Coordinating Technology with Business Intent

Digital strategy is not a plan for using digital tools—it’s a framework for aligning digital capabilities with business outcomes. It doesn’t start with platforms or products, but with questions: What should technology enable? What kind of experience should be delivered? What does success look like for the business and for the user?

Beyond Tactics: Digital Strategy Is Structural

Digital strategy isn’t interchangeable with marketing campaigns or platform adoption. Those are executions. Strategy is foundational—it defines what needs to happen across systems, content, design, and operations to support the company’s goals in a digital-first landscape.

The best digital strategies cut across departments. They unify branding, product development, UX, analytics, IT, and operations into a coherent whole. If each team is doing something digital but not aligning toward a shared outcome, the company doesn’t have a strategy—it has scattered activity.

The Role of Experience in Digital Strategy

The experience layer—where users interface with a brand—is where strategy is most visible. Whether it’s a website, app, commerce experience, or digital service, the way users move through the ecosystem determines whether digital investments pay off.

Design, UX, and interface decisions need to ladder up to the digital strategy. If the strategy aims to drive efficiency, reduce friction, or build trust, those values must show up in the way the digital experience is built—through interaction design, speed, accessibility, and content clarity.

Systems Thinking in Action

A good strategy integrates systems thinking: seeing the digital ecosystem not as isolated tools but as connected environments.
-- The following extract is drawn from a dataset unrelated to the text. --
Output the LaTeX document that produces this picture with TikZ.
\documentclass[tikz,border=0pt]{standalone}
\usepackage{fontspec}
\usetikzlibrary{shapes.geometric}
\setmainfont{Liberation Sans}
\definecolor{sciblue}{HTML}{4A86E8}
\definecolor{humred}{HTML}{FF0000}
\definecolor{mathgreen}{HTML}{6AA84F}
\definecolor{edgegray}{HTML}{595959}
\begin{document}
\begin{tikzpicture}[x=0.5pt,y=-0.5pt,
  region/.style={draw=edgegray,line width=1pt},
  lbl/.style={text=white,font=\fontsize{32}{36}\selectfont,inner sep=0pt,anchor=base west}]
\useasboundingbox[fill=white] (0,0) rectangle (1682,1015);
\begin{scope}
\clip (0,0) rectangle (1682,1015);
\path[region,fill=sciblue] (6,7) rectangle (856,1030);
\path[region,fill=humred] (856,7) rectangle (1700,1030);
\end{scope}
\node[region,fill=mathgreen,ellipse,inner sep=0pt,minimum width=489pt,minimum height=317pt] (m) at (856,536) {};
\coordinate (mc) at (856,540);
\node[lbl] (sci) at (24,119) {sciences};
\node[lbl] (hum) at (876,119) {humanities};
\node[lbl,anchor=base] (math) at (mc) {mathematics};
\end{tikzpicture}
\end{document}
For example, imagine a digital strategy for a large-scale B2B company. The front-end might involve an e-commerce site with personalized recommendations and gated assets. The back-end might include a CRM, ERP, PIM, analytics dashboard, and marketing automation. A strategic approach ensures all systems talk to each other—so a customer who downloads a whitepaper can be nurtured through email, supported by sales, and presented with relevant offers the next time they visit.

Digital planning isn’t about owning all systems. It’s about orchestrating them.
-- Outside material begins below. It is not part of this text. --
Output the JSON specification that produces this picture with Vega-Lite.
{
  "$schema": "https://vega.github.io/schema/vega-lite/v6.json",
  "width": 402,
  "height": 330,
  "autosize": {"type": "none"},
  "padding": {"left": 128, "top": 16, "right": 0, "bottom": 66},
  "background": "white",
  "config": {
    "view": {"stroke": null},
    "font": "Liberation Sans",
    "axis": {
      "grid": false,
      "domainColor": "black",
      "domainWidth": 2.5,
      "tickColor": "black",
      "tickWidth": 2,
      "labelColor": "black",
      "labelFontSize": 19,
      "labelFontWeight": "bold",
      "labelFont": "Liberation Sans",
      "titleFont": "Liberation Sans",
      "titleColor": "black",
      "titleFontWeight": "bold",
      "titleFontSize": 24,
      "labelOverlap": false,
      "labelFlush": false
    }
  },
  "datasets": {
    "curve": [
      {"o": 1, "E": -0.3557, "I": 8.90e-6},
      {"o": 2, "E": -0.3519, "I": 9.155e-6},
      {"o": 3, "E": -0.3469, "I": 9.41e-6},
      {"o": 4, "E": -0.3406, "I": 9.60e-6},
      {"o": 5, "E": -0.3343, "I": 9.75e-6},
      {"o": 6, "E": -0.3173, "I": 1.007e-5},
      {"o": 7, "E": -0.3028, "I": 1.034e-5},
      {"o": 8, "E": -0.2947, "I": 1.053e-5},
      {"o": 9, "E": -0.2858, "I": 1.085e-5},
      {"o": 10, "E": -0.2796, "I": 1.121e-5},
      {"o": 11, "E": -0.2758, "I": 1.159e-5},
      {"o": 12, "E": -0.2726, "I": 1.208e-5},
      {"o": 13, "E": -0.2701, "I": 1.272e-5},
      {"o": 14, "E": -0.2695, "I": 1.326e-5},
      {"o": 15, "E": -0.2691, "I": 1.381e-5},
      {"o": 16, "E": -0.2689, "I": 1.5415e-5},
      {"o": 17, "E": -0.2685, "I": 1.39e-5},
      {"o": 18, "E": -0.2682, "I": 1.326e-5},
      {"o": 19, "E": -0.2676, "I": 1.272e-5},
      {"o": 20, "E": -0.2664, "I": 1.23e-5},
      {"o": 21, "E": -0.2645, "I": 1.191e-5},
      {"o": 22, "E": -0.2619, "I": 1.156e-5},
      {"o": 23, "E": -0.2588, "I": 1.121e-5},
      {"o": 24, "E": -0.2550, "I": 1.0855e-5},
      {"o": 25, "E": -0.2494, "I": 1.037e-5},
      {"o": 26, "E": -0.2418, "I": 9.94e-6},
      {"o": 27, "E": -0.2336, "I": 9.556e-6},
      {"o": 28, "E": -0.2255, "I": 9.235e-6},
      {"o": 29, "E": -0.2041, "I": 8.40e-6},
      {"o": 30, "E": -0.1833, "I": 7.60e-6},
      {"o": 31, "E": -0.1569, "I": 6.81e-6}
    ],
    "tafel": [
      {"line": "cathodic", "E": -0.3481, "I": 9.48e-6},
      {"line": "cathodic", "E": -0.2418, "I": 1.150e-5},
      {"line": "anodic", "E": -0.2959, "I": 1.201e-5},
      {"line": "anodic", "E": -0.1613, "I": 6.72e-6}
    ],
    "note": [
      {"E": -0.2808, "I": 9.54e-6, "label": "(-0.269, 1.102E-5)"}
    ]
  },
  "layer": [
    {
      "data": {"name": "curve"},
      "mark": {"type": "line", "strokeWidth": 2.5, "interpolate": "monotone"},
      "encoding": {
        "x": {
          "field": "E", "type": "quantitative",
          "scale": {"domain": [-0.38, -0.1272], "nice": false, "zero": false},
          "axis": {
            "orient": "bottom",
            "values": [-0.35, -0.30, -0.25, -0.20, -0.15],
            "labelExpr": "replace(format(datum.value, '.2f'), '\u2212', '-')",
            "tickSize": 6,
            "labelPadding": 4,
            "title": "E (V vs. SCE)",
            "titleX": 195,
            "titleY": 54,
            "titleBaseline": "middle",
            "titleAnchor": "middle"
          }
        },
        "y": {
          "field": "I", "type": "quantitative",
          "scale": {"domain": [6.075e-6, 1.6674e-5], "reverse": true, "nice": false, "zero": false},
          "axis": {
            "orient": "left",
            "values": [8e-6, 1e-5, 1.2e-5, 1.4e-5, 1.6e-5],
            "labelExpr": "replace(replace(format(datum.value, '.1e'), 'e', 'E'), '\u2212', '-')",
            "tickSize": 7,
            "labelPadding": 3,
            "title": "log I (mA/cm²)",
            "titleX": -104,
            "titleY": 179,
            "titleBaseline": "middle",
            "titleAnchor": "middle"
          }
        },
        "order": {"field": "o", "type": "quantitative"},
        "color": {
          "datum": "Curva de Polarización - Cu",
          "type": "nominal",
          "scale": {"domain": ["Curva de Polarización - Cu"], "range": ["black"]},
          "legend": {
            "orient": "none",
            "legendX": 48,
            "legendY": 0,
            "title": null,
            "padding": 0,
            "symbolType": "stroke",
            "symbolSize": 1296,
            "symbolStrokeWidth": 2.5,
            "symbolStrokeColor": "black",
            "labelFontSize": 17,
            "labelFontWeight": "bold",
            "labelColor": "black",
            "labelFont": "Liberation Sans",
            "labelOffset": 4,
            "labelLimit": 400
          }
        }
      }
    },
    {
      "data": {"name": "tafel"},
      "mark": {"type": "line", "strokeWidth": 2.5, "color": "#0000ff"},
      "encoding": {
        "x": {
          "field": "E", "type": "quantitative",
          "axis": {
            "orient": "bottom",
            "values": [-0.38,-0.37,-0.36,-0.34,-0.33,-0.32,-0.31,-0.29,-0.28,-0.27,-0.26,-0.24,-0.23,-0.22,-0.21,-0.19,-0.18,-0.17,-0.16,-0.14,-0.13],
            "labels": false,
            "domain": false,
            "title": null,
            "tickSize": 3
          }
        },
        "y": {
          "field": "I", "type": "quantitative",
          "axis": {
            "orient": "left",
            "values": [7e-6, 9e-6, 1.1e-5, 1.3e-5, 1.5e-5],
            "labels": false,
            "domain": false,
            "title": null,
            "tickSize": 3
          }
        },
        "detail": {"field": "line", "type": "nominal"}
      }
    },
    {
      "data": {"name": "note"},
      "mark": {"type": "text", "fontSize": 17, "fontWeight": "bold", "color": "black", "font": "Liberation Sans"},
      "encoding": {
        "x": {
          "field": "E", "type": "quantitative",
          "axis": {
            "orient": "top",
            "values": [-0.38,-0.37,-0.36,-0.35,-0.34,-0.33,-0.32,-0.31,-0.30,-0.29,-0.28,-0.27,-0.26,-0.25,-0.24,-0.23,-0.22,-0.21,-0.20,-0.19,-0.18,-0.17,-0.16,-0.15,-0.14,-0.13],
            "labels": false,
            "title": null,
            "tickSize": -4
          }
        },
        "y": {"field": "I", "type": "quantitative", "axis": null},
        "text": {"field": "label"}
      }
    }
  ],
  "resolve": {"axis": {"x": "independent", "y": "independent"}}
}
Agility as a Strategic Value

Modern digital strategies prioritize agility. They plan for evolution, not permanence. The tools we use now may not be the tools we use next year—but the goals should hold. Agility means adopting modular design systems, cloud-native tools, headless architecture, and scalable platforms so that the organization can pivot or grow without rebuilding everything from scratch.

At the strategic level, agility also means governance: defining who owns what, who updates what, and how cross-functional teams communicate when priorities shift.

Measurement and Strategy Are Linked

What we measure influences what we design. If digital strategy isn’t tethered to clear KPIs, the results will be hard to interpret. But digital measurement shouldn’t just focus on surface metrics (clicks, bounce rate, traffic). It should reflect strategic intent: increased share of voice, reduced service time, improved lead quality, greater lifetime value.

A strong strategy defines what to measure and why. Then it adjusts execution based on feedback loops.

Strategy Is Ongoing

Digital planning is never “done.” It’s a continuous discipline of evaluating the alignment between what technology enables and what the business needs. It asks:

  • Are we delivering a meaningful experience?

  • Are our systems supporting that delivery?

  • Are we able to adapt quickly when things change?

In that way, digital strategy is both a compass and a mechanism. It’s how companies translate ambition into action in a digital world.